The amount of debt services of the organization, i.e., the borrowings of the organization, can easily be obtained from the Income & Expenditure Statement and Balance Sheet of the organization.
Example of Debt Service Coverage Ratio
Let`s understand the DSCR better with the help of an example. Consider the following details of XYZ ltd.
|Net Operating Income||$120,000|
|Principal payments during the year||$45,000|
DSCR = $120,000/$65,000 = 1.86
Debt Service = Principal payments during the year + Interest expenses = $45,000 + $20,000 = $65,000
Interpretation of Debt Service Coverage Ratio
Calculating DSCR is not enough; one has to interpret it properly. DSCR should always be greater than 1—the higher the ratio, the better the debt serving capacity. DSCR less than 1 shows the inability of the organization`s cash to service its debt. In the example above, the DSCR is 1.86, which is greater than 1.
Does lower DSCR mean the banks should not provide the loan? No, the bank will look for the earning capacity of the business as well as the idea to generate higher profits. Suppose the bank is satisfied with the idea and earning capacity. In that case, it can increase the period of the loan, which will result in decreasing the installment amount and eventually lead to improve DSCR. However, ultimately here also bank would like to see that the DSCR is comfortable even during the extended loan period. Therefore, DSCR becomes an important indicator for the successful evaluation and approval of the loan proposal for banks and financial institutions.

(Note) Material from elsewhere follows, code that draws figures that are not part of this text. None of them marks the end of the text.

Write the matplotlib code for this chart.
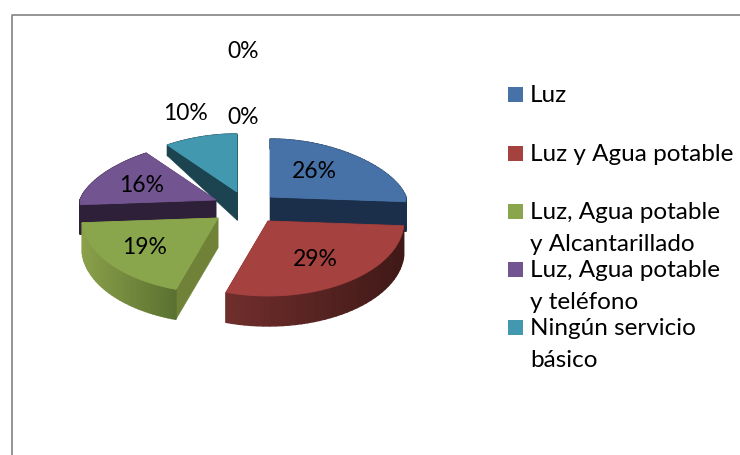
import numpy as np
import matplotlib
matplotlib.use("Agg")
import matplotlib.pyplot as plt
from matplotlib.patches import Polygon, Rectangle

plt.rcParams['font.family'] = ['Lato', 'DejaVu Sans']

categories = ["Luz", "Luz y Agua potable", "Luz, Agua potable\ny Alcantarillado",
              "Luz, Agua potable\ny teléfono", "Ningún servicio\nbásico"]
values = [26, 29, 19, 16, 10]
colors = ["#4672A8", "#A5413F", "#8AA64C", "#725490", "#4198AF"]
cut_colors = ["#1B2F4A", "#4A1C1A", "#6F8238", "#2E2038", "#1B4450"]
side_left = ["#1B2F4A", "#702E2C", "#8AA04A", "#2E2038", "#1B4450"]
side_right = ["#1B2F4A", "#3F1917", "#5A7030", "#2E2038", "#1B4450"]
apex = [(270, 197), (268, 221), (218, 218), (216, 200), (237, 192)]
draw_order = [4, 0, 3, 2, 1]

extra_labels = ["0%", "0%"]
extra_pos = [(243, 117), (243, 52)]
label_pos = [(314, 171), (315, 259), (145, 248), (142, 185), (185, 113)]
legend_y = [87, 146, 204, 262, 320]

RX = 136
RY_BACK, RY_FRONT = 58, 75


def depth(y):
    return np.clip(10 + (y - 143) * 0.37, 10, 30)


def rim(a, c):
    a = np.asarray(a)
    ry = np.where(np.sin(a) >= 0, RY_BACK, RY_FRONT)
    rx = RX * (1 - 0.16 * np.clip(np.sin(a), 0, 1))
    return c[0] + rx * np.cos(a), c[1] - ry * np.sin(a)


fig = plt.figure(figsize=(7.4, 4.55), dpi=100)
ax = fig.add_axes([0, 0, 1, 1])
ax.set_xlim(0, 740)
ax.set_ylim(455, 0)
ax.axis("off")

ax.plot([12, 12, 740], [455, 15, 15], color="#8C8C8C", lw=1.3)

edges = 90 - np.cumsum([0] + values) * 3.6


def mix(c1, c2, t):
    a, b = np.array(matplotlib.colors.to_rgb(c1)), np.array(matplotlib.colors.to_rgb(c2))
    return a + (b - a) * t


for i in draw_order:
    c = apex[i]
    a0, a1 = np.radians(edges[i]), np.radians(edges[i + 1])
    th = np.linspace(a0, a1, 40)
    xs, ys = rim(th, c)
    # radial cut faces
    for px, py in [(xs[0], ys[0]), (xs[-1], ys[-1])]:
        face = [c, (px, py), (px, py + depth(py)), (c[0], c[1] + depth(c[1]))]
        ax.add_patch(Polygon(face, closed=True, fc=cut_colors[i], ec=cut_colors[i], lw=0.4))
    # outer side, drawn as narrow strips shaded along the rim
    xmin, xmax = xs.min(), xs.max()
    for k in range(len(th) - 1):
        t = (0.5 * (xs[k] + xs[k + 1]) - xmin) / max(xmax - xmin, 1)
        col = mix(side_left[i], side_right[i], t)
        quad = [(xs[k], ys[k]), (xs[k + 1], ys[k + 1]),
                (xs[k + 1], ys[k + 1] + depth(ys[k + 1])), (xs[k], ys[k] + depth(ys[k]))]
        ax.add_patch(Polygon(quad, closed=True, fc=col, ec=col, lw=1.0))
    # top face
    top = np.vstack([[c], np.column_stack([xs, ys])])
    ax.add_patch(Polygon(top, closed=True, fc=colors[i], ec=colors[i], lw=0.6))

FS_LABEL = 16.5
FS_LEGEND = 17.5
for v, (x, y) in zip(values, label_pos):
    ax.text(x, y, f"{v}%", ha="center", va="center", fontsize=FS_LABEL, color="black")
for s, (x, y) in zip(extra_labels, extra_pos):
    ax.text(x, y, s, ha="center", va="center", fontsize=FS_LABEL, color="black")

for name, col, y in zip(categories, colors, legend_y):
    ax.add_patch(Rectangle((508, y), 15, 15, fc=col, ec="none"))
    ax.text(530, y - 2, name, ha="left", va="top", fontsize=FS_LEGEND, color="black", linespacing=1.65)

fig.savefig("out.png", dpi=100)
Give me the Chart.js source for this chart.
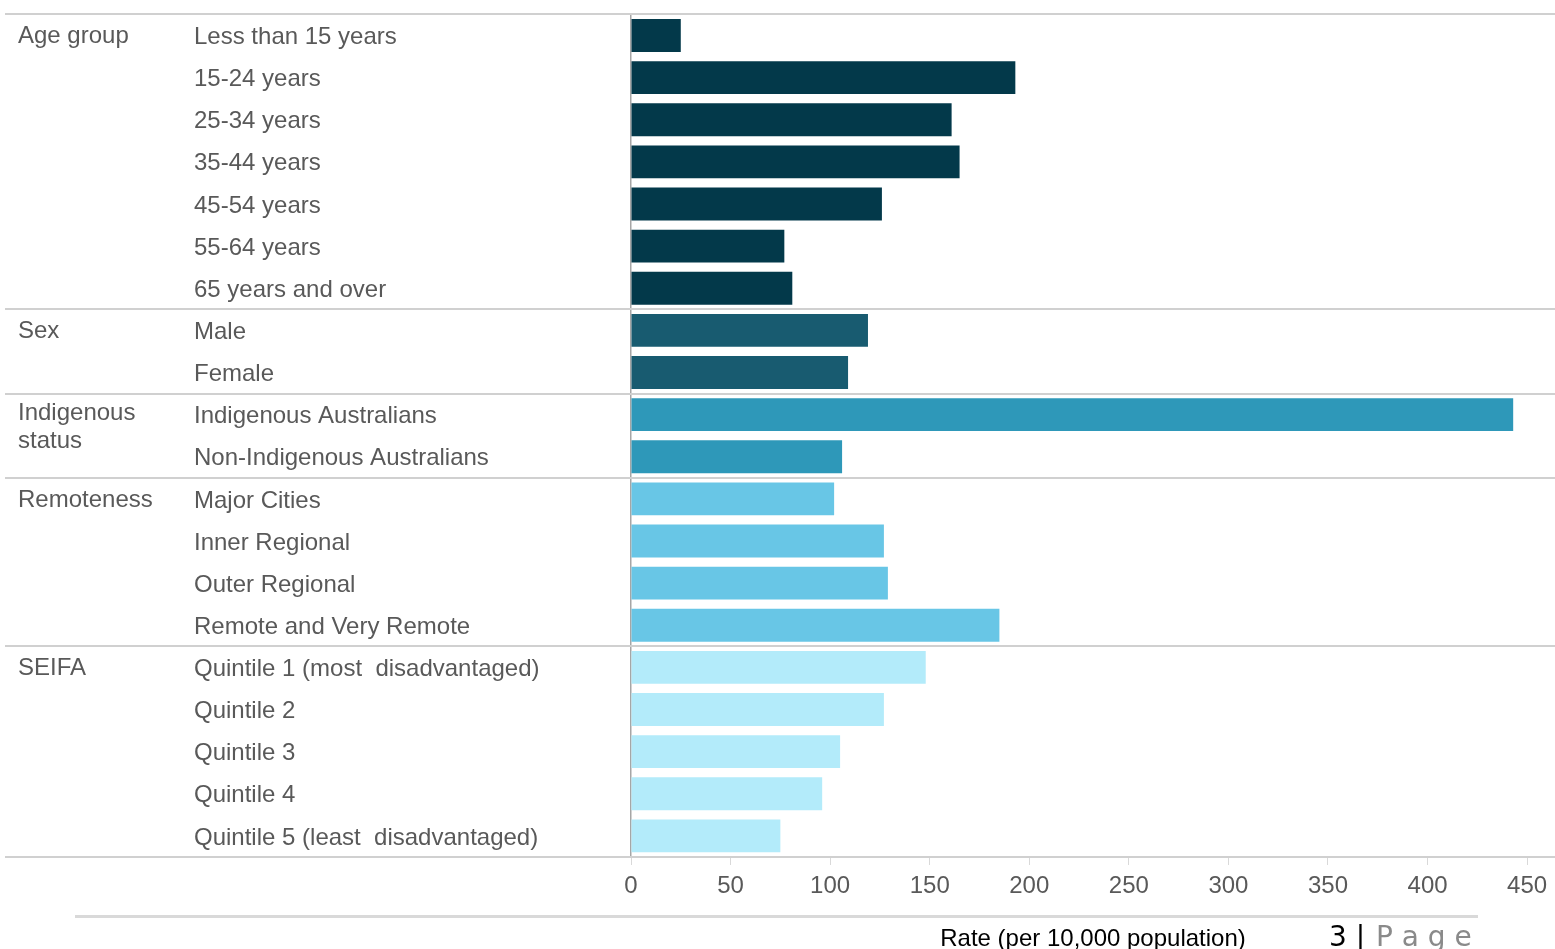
<!DOCTYPE html>
<html>
<head>
<meta charset="utf-8">
<script src="https://cdn.jsdelivr.net/npm/chart.js@4.4.1/dist/chart.umd.min.js"></script>
<style>
  html, body { margin: 0; padding: 0; background: #fff; }
  #wrap { position: relative; width: 1555px; height: 949px; }
</style>
</head>
<body>
<div id="wrap"><canvas id="rateChart" width="1555" height="949"></canvas></div>
<script>
const categories = [
    'Less than 15 years', '15-24 years', '25-34 years', '35-44 years', '45-54 years', '55-64 years', '65 years and over',
    'Male', 'Female',
    'Indigenous Australians', 'Non-Indigenous Australians',
    'Major Cities', 'Inner Regional', 'Outer Regional', 'Remote and Very Remote',
    'Quintile 1 (most  disadvantaged)', 'Quintile 2', 'Quintile 3', 'Quintile 4', 'Quintile 5 (least  disadvantaged)'
];
const rates = [25, 193, 161, 165, 126, 77, 81, 119, 109, 443, 106, 102, 127, 129, 185, 148, 127, 105, 96, 75];
const groupNames = [['Age group'], ['Sex'], ['Indigenous', 'status'], ['Remoteness'], ['SEIFA']];
const groupSizes = [7, 2, 2, 4, 5];
const groupColors = ['#03394a', '#185b70', '#2e98b9', '#68c6e6', '#b3ebfa'];
const xTicks = [0, 50, 100, 150, 200, 250, 300, 350, 400, 450];
const xTitle = 'Rate (per 10,000 population)';

const FONT = '"Liberation Sans", Arial, sans-serif';
const TEXT = '#595959';

// colour per bar from its group
const barColors = [];
groupSizes.forEach((n, g) => { for (let i = 0; i < n; i++) barColors.push(groupColors[g]); });

const groupPlugin = {
    id: 'groups',
    afterDraw(chart) {
        const ctx = chart.ctx;
        const y = chart.scales.y;
        const area = chart.chartArea;
        ctx.save();
        // horizontal separators
        ctx.strokeStyle = '#d0d0d0';
        ctx.lineWidth = 2;
        let start = 0;
        const bounds = [0];
        groupSizes.forEach(n => { start += n; bounds.push(start); });
        bounds.forEach(b => {
            const py = Math.round(area.top + b * (area.bottom - area.top) / categories.length);
            ctx.beginPath();
            ctx.moveTo(5, py);
            ctx.lineTo(chart.width, py);
            ctx.stroke();
        });
        // group labels
        ctx.fillStyle = TEXT;
        ctx.font = '24px ' + FONT;
        ctx.textAlign = 'left';
        ctx.textBaseline = 'middle';
        bounds.slice(0, -1).forEach((b, g) => {
            const py = y.getPixelForValue(b) + (groupNames[g].length > 1 ? -1 : 1);
            groupNames[g].forEach((line, k) => ctx.fillText(line, 18, py + k * 28));
        });
        // page footer
        ctx.strokeStyle = '#d9d9d9';
        ctx.lineWidth = 3;
        ctx.beginPath();
        ctx.moveTo(75, 916.5);
        ctx.lineTo(1478, 916.5);
        ctx.stroke();
        ctx.font = '28px "DejaVu Sans", sans-serif';
        ctx.textBaseline = 'alphabetic';
        ctx.fillStyle = '#000';
        ctx.fillText('3 |', 1329, 946);
        ctx.fillStyle = '#8a8a8a';
        ctx.fillText('P a g e', 1376, 946);
        ctx.restore();
    }
};

new Chart(document.getElementById('rateChart'), {
    type: 'bar',
    data: {
        labels: categories,
        datasets: [{
            data: rates,
            backgroundColor: barColors,
            borderWidth: 0,
            barPercentage: 0.78,
            categoryPercentage: 1
        }]
    },
    options: {
        indexAxis: 'y',
        responsive: false,
        animation: false,
        layout: { padding: { left: 194, top: 14, right: 0, bottom: 0 } },
        plugins: { legend: { display: false }, tooltip: { enabled: false } },
        scales: {
            x: {
                min: 0, max: 464,
                afterBuildTicks: s => { s.ticks = xTicks.map(v => ({ value: v })); },
                afterFit: s => { s.height = 92; },
                grid: { drawOnChartArea: false, drawTicks: true, tickLength: 8, color: '#d9d9d9' },
                border: { display: false },
                ticks: { color: TEXT, font: { family: FONT, size: 24 }, padding: 7, maxRotation: 0 },
                title: {
                    display: true, text: xTitle, color: '#000',
                    font: { family: FONT, size: 24, lineHeight: 1 },
                    padding: { top: 0, bottom: -2 }
                }
            },
            y: {
                afterFit: s => { s.width = 437; },
                grid: { display: false },
                border: { display: true, color: '#a6a6a6', width: 1.5 },
                ticks: { color: TEXT, font: { family: FONT, size: 24 }, crossAlign: 'far', padding: 0, labelOffset: 2, autoSkip: false }
            }
        }
    },
    plugins: [groupPlugin]
});
</script>
</body>
</html>
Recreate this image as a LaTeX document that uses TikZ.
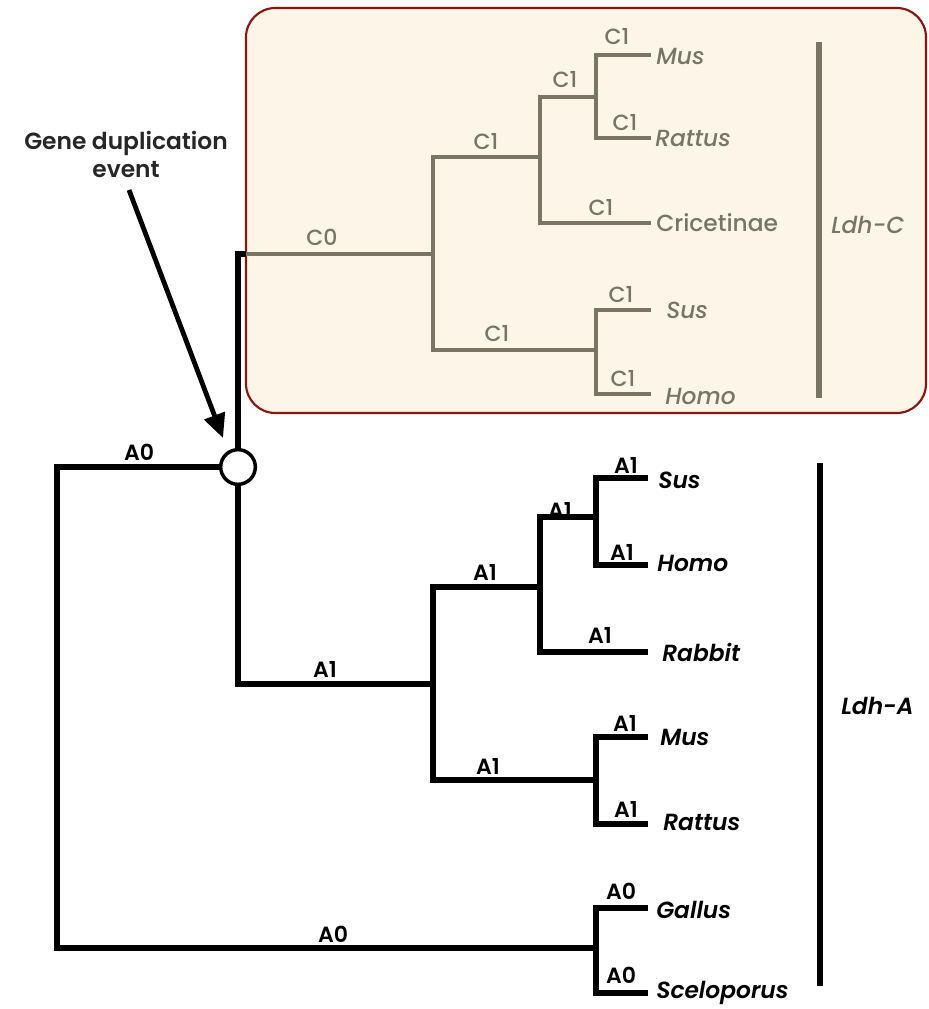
\documentclass[tikz,border=0pt]{standalone}
\usepackage{fontspec}
\setmainfont{Poppins}
\newfontfamily\popmed{Poppins Medium}
\newfontfamily\popsemi{Poppins SemiBold}
\usetikzlibrary{arrows.meta}
\definecolor{cgray}{RGB}{122,116,100}
\definecolor{ctext}{RGB}{122,116,102}
\definecolor{cbox}{RGB}{253,245,231}
\definecolor{cborder}{RGB}{140,22,12}
\tikzset{
  blk/.style={line width=3.8pt, black},
  gry/.style={line width=3.6pt, cgray},
  bar/.style={line width=4.6pt},
  albl/.style={font=\fontsize{16.5}{18}\selectfont\popsemi, inner sep=0pt, anchor=base},
  clbl/.style={font=\fontsize{16.5}{18}\selectfont\popmed, text=ctext, inner sep=0pt, anchor=base},
  aname/.style={font=\fontsize{17.5}{19}\selectfont\popsemi\itshape, inner sep=0pt, anchor=west},
  cname/.style={font=\fontsize{17.5}{19}\selectfont\popmed\itshape, text=ctext, inner sep=0pt, anchor=west},
}
\begin{document}
\begin{tikzpicture}[x=0.75pt,y=-0.75pt]
\useasboundingbox (0,0) rectangle (928,1009);
% box
\draw[cborder, fill=cbox, line width=1.6pt, rounded corners=22pt] (246,8) rectangle (926,413);

% ---------- coordinates ----------
\coordinate (r) at (57,700);
\node[circle, draw, line width=2.6pt, fill=white, minimum size=26pt, inner sep=0pt] (dup) at (238,467) {};
\coordinate (dtop) at (238,254);
\coordinate (bedge) at (246,254);
\coordinate (cn) at (433,254);
\coordinate (c1a) at (540,157);
\coordinate (c2a) at (596,97);
\coordinate (lcmus) at (651,55);
\coordinate (lcrat) at (651,138);
\coordinate (lccri) at (651,223);
\coordinate (c1b) at (596,350);
\coordinate (lcsus) at (651,310);
\coordinate (lchom) at (651,394);

\coordinate (an) at (433,684);
\coordinate (a1a) at (540,587);
\coordinate (a2a) at (596,517);
\coordinate (lasus) at (648,478);
\coordinate (lahom) at (648,565);
\coordinate (larab) at (648,652);
\coordinate (a1b) at (596,780);
\coordinate (lamus) at (648,737);
\coordinate (larat) at (648,824);
\coordinate (a0b) at (596,948);
\coordinate (lagal) at (648,908);
\coordinate (lasce) at (648,993);

% ---------- gray Ldh-C tree ----------
\draw[gry] (bedge) -- (cn);
\draw[gry] (cn) |- (c1a);
\draw[gry] (cn) |- (c1b);
\draw[gry] (c1a) |- (c2a);
\draw[gry] (c1a) |- (lccri);
\draw[gry] (c2a) |- (lcmus);
\draw[gry] (c2a) |- (lcrat);
\draw[gry] (c1b) |- (lcsus);
\draw[gry] (c1b) |- (lchom);

% ---------- black Ldh-A tree ----------
\draw[blk] (r) |- (dup.west);
\draw[blk] (r) |- (a0b);
\draw[blk] (dup.north) -- (dtop) -- (bedge);
\draw[blk] (dup.south) |- (an);
\draw[blk] (an) |- (a1a);
\draw[blk] (an) |- (a1b);
\draw[blk] (a1a) |- (a2a);
\draw[blk] (a1a) |- (larab);
\draw[blk] (a2a) |- (lasus);
\draw[blk] (a2a) |- (lahom);
\draw[blk] (a1b) |- (lamus);
\draw[blk] (a1b) |- (larat);
\draw[blk] (a0b) |- (lagal);
\draw[blk] (a0b) |- (lasce);

% ---------- bars ----------
\coordinate (cbt) at (819,42);
\coordinate (cbb) at (819,398);
\draw[bar, cgray] (cbt) -- (cbb);
\coordinate (abt) at (820,463);
\coordinate (abb) at (820,986);
\draw[bar, black] (abt) -- (abb);

% ---------- C labels ----------
\node[clbl] (lC0) at (322,245) {C0};
\node[clbl] (lC1a) at (486,150) {C1};
\node[clbl] (lC1b) at (497,341) {C1};
\node[clbl] (lC2a) at (565,88) {C1};
\node[clbl] (lCmus) at (617,45) {C1};
\node[clbl] (lCrat) at (625,131) {C1};
\node[clbl] (lCcri) at (601,216) {C1};
\node[clbl] (lCsus) at (621,302) {C1};
\node[clbl] (lChom) at (623,386) {C1};

\node[cname] (nCmus) at (656,56) {Mus};
\node[cname] (nCrat) at (655,138) {Rattus};
\node[cname, font=\fontsize{17.5}{19}\selectfont\popmed] (nCcri) at (656,223) {Cricetinae};
\node[cname] (nCsus) at (666,310) {Sus};
\node[cname] (nChom) at (665,396) {Homo};
\node[cname] (nLdhC) at (831,225) {Ldh-C};

% ---------- A labels ----------
\node[albl] (lA0a) at (139,460) {A0};
\node[albl] (lA1a) at (325,677) {A1};
\node[albl] (lA1b) at (485,580) {A1};
\node[albl] (lA2a) at (560,518) {A1};
\node[albl] (lAsus) at (626,473) {A1};
\node[albl] (lAhom) at (622,560) {A1};
\node[albl] (lArab) at (600,643) {A1};
\node[albl] (lA1c) at (488,774) {A1};
\node[albl] (lAmus) at (625,731) {A1};
\node[albl] (lArat) at (626,817) {A1};
\node[albl] (lA0b) at (333,942) {A0};
\node[albl] (lAgal) at (621,899) {A0};
\node[albl] (lAsce) at (621,983) {A0};

\node[aname] (nAsus) at (658,480) {Sus};
\node[aname] (nAhom) at (657,563) {Homo};
\node[aname] (nArab) at (662,652) {Rabbit};
\node[aname] (nAmus) at (660,737) {Mus};
\node[aname] (nArat) at (663,822) {Rattus};
\node[aname] (nAgal) at (656,910) {Gallus};
\node[aname] (nAsce) at (656,993) {Sceloporus};
\node[aname] (nLdhA) at (841,706) {Ldh-A};

% ---------- annotation ----------
\node[font=\fontsize{17.5}{21}\selectfont\popsemi, align=center, text=black!85, inner sep=0pt] (gde) at (126,154) {Gene duplication\\event};
\draw[line width=3.6pt, -{Triangle[length=18pt,width=16pt]}] (129,190) -- (223,438);
\end{tikzpicture}
\end{document}
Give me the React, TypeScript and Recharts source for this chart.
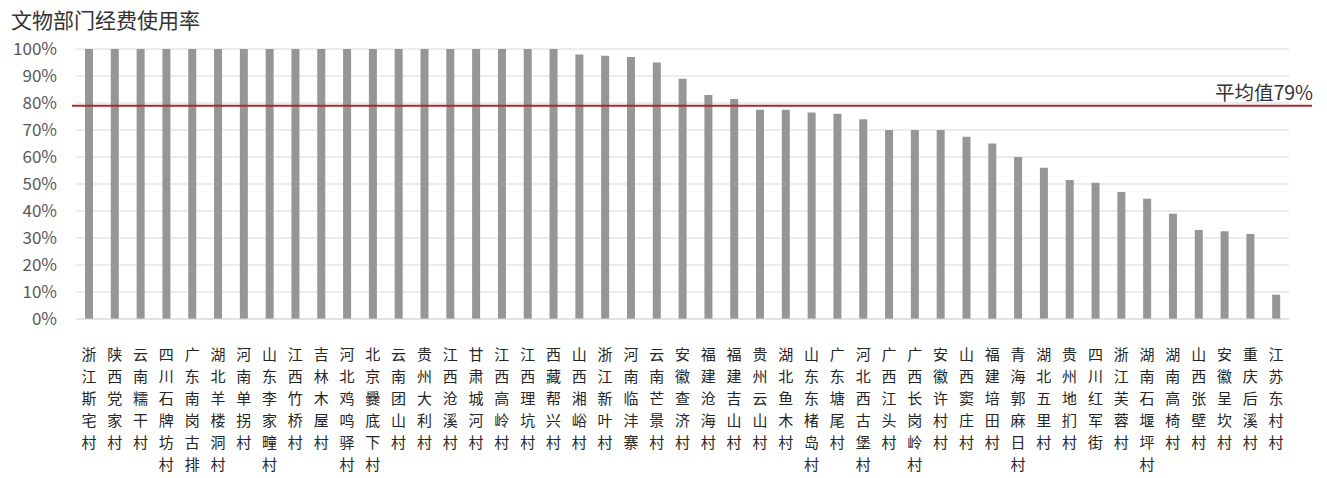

Some writers and teachers suggest that Lease Rental Payments should also be included in this calculation, i.e., they should be added to the numerator as well as the denominator. We, however, have a different view. Lease Rental can be a long-term expense, but it is a rental expense like any other expense and should not be considered as a debt obligation. DSCR is for calculations of debt obligations. Of course, if it is a DPG arrangement, then it will automatically become part of the Debt Obligations. Hence, we have not included lease payments/rentals while calculating DSCR.